Bringing Ancestors to Life: Easy Biographies for Your Next Family Reunion
Family reunions are filled with laughter, shared meals, and the joy of catching up with living relatives. However, these gatherings also offer a golden opportunity to connect the generations through the stories of those who came before. Traditional family history books can be dense, heavy, and intimidating for younger family members or busy relatives to read. Crafting short, engaging, and easy-to-read biographies ensures that your family’s history takes center stage and becomes a memorable topic of conversation.
The secret to a successful reunion biography is brevity mixed with personality. Instead of listing an endless string of birth dates, marriage certificates, and land deeds, focus on the essence of who the person was. By shifting the focus from dry statistics to lived experiences, you can transform historical figures into relatable ancestors whose traits might still be visible in the family members sitting around the picnic table today. The One-Page Snapshot Method
The most effective way to share family history at a crowded reunion is the one-page snapshot method. This approach limits each ancestor’s biography to a single sheet of paper, making it highly scannable and easy to digest. Start with a prominent header featuring the ancestor’s full name, a vibrant nickname if they had one, and their lifespan years.
Below the name, place the best available photograph or a scanned image of an artifact they owned, such as a watch or a handwritten recipe book. Structure the text into three distinct sections: the early years, major life achievements, and quirky personal details. Use bullet points for timelines or fun facts, keeping paragraphs down to three or four short sentences. This compact format allows relatives to read the entire biography in less than two minutes while standing around a display table or waiting in the buffet line. Focusing on the Extraordinary in the Everyday
To make a biography engaging, you must look for the stories between the dates. Every individual, no matter how quiet their life seemed, experienced moments of resilience, humor, or unique talent. Ask older living relatives for specific anecdotes rather than general timelines. Did a great-grandmother once accidentally bake a wedding cake with salt instead of sugar? Did a grandfather miraculously fix the town tractor during a historic blizzard?
These small, specific stories carry much more emotional weight than a list of census records. Highlight their favorite hobbies, the specific catchphrases they used, or the signature dishes they cooked for Sunday dinners. Connecting these historical habits to modern family traits creates an instant bond. When a teenager realizes they share the exact same love for drawing or the same stubborn streak as a great-great-uncle from the 1920s, history suddenly becomes personal. Creative Ways to Display the Stories
Once the easy biographies are written, the next step is presenting them in a way that invites interaction. Instead of binding them into a traditional booklet that might stay closed, scatter the stories throughout the reunion venue. You can print the one-page biographies on heavy cardstock and laminate them to use as placemats at the dining tables, sparking immediate dinner conversations among different branches of the family.

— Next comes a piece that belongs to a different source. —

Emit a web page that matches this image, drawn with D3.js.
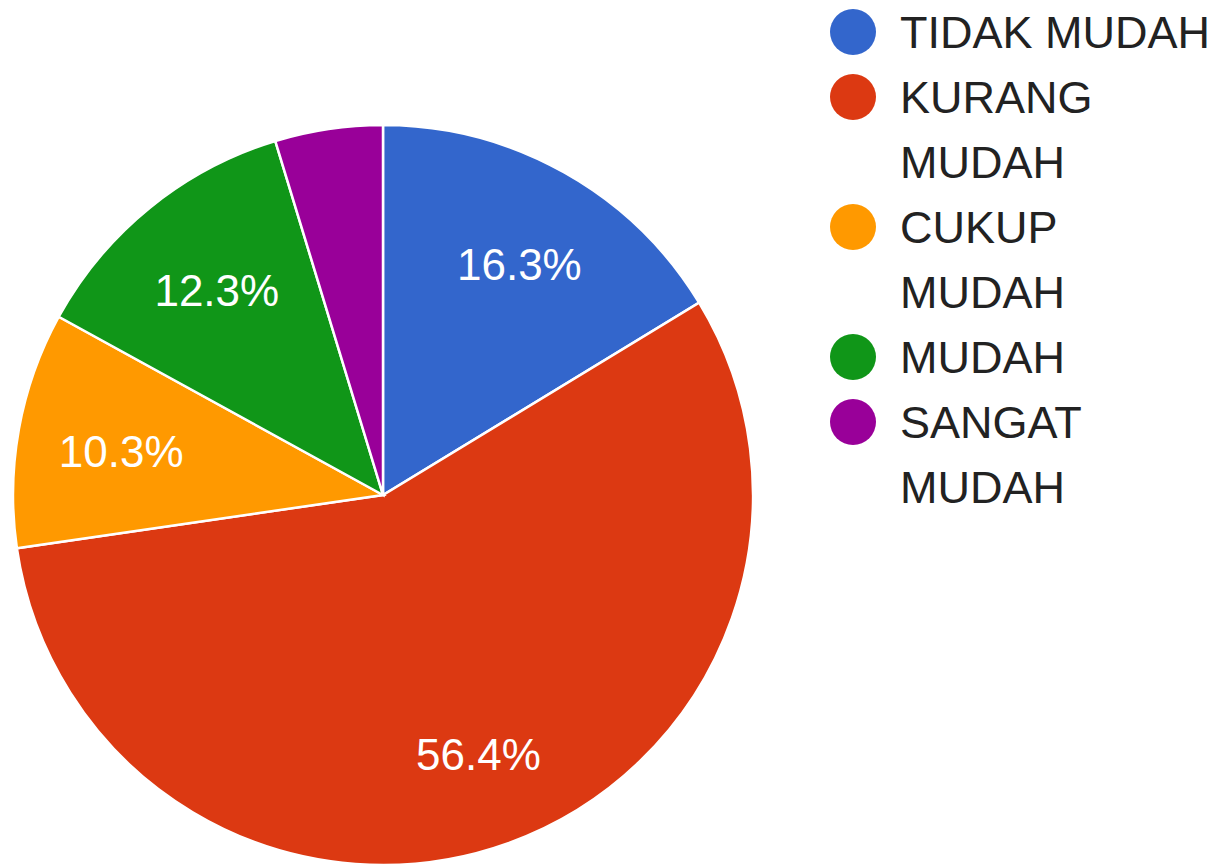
<!DOCTYPE html>
<html lang="en">
<head>
    <meta charset="UTF-8">
    <title>Pie</title>
    <style>
        body { margin: 0; background: #fff; }
        text { font-family: "Liberation Sans", Arial, sans-serif; }
    </style>
</head>
<body>
    <div id="pie-chart"></div>

    <script src="https://d3js.org/d3.v7.min.js"></script>
    <script>
        // Data
        var categories = ["TIDAK MUDAH", "KURANG MUDAH", "CUKUP MUDAH", "MUDAH", "SANGAT MUDAH"];
        var values = [16.3, 56.4, 10.3, 12.3, 4.7];
        var colors = ["#3366cc", "#dc3912", "#ff9900", "#109618", "#990099"];

        var width = 1231, height = 867;
        var cx = 383, cy = 495, radius = 370;

        var svg = d3.select("#pie-chart")
            .append("svg")
            .attr("width", width)
            .attr("height", height);

        var data = categories.map(function (c, i) {
            return { name: c, value: values[i], color: colors[i] };
        });

        var pie = d3.pie()
            .sort(null)
            .value(function (d) { return d.value; });

        var arc = d3.arc().innerRadius(0).outerRadius(radius);
        var labelArc = d3.arc().innerRadius(radius * 0.73).outerRadius(radius * 0.73);

        var g = svg.append("g")
            .attr("transform", "translate(" + cx + "," + cy + ")");

        var arcs = pie(data);

        g.selectAll("path")
            .data(arcs)
            .enter()
            .append("path")
            .attr("d", arc)
            .attr("fill", function (d) { return d.data.color; })
            .attr("stroke", "#fff")
            .attr("stroke-width", 2.5);

        // percentage labels (small slices get none)
        g.selectAll("text.pct")
            .data(arcs.filter(function (d) { return d.data.value >= 5; }))
            .enter()
            .append("text")
            .attr("class", "pct")
            .attr("transform", function (d) {
                var c = labelArc.centroid(d);
                return "translate(" + (c[0] + 4) + "," + (c[1] + 5) + ")";
            })
            .attr("text-anchor", "middle")
            .attr("dominant-baseline", "central")
            .attr("fill", "#fff")
            .attr("font-size", 44)
            .text(function (d) { return d.data.value.toFixed(1) + "%"; });

        // Legend
        var legendX = 853, textX = 900, lineH = 65, maxW = 330;
        var y = 32;
        var legend = svg.append("g");

        data.forEach(function (d) {
            legend.append("circle")
                .attr("cx", legendX)
                .attr("cy", y)
                .attr("r", 23)
                .attr("fill", d.color);

            // wrap words to fit the legend width
            var words = d.name.split(" ");
            var line = [];
            var t = legend.append("text")
                .attr("x", textX).attr("y", y)
                .attr("dominant-baseline", "central")
                .attr("font-size", 45)
                .attr("fill", "#222");
            words.forEach(function (w) {
                line.push(w);
                t.text(line.join(" "));
                if (t.node().getComputedTextLength() > maxW && line.length > 1) {
                    line.pop();
                    t.text(line.join(" "));
                    y += lineH;
                    line = [w];
                    t = legend.append("text")
                        .attr("x", textX).attr("y", y)
                        .attr("dominant-baseline", "central")
                        .attr("font-size", 45)
                        .attr("fill", "#222")
                        .text(w);
                }
            });
            y += lineH;
        });
    </script>
</body>
</html>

Another engaging idea is to create a physical “Ancestry Wall” using a clothesline and wooden pins. Hang the biographies in chronological order, allowing guests to walk along the timeline of the family’s journey. You can also print shortened versions of the text on the backs of custom trivia cards or incorporate the most surprising facts into a family jeopardy game. By embedding these narratives into the entertainment of the day, you ensure that the history is actively celebrated rather than passively observed. Preserving the Memories for the Future
The effort put into creating these simple biographies yields benefits long after the reunion banners are taken down. Digital copies of the single-page profiles can easily be compiled into a central online folder, such as Google Drive or Dropbox, and shared via email with every attendee. This digital archive becomes an accessible, living textbook of family heritage that younger generations can reference for school projects or personal curiosity.
Writing easy biographies for a family reunion removes the barrier between the past and the present. It distills complex family trees into vibrant, human-centered narratives that anyone from a young child to an elder can enjoy. By focusing on short formats, lively anecdotes, and creative displays, you turn ancestral history into a shared celebration, ensuring that the names and spirits of your ancestors remain an active part of the family legacy for years to come.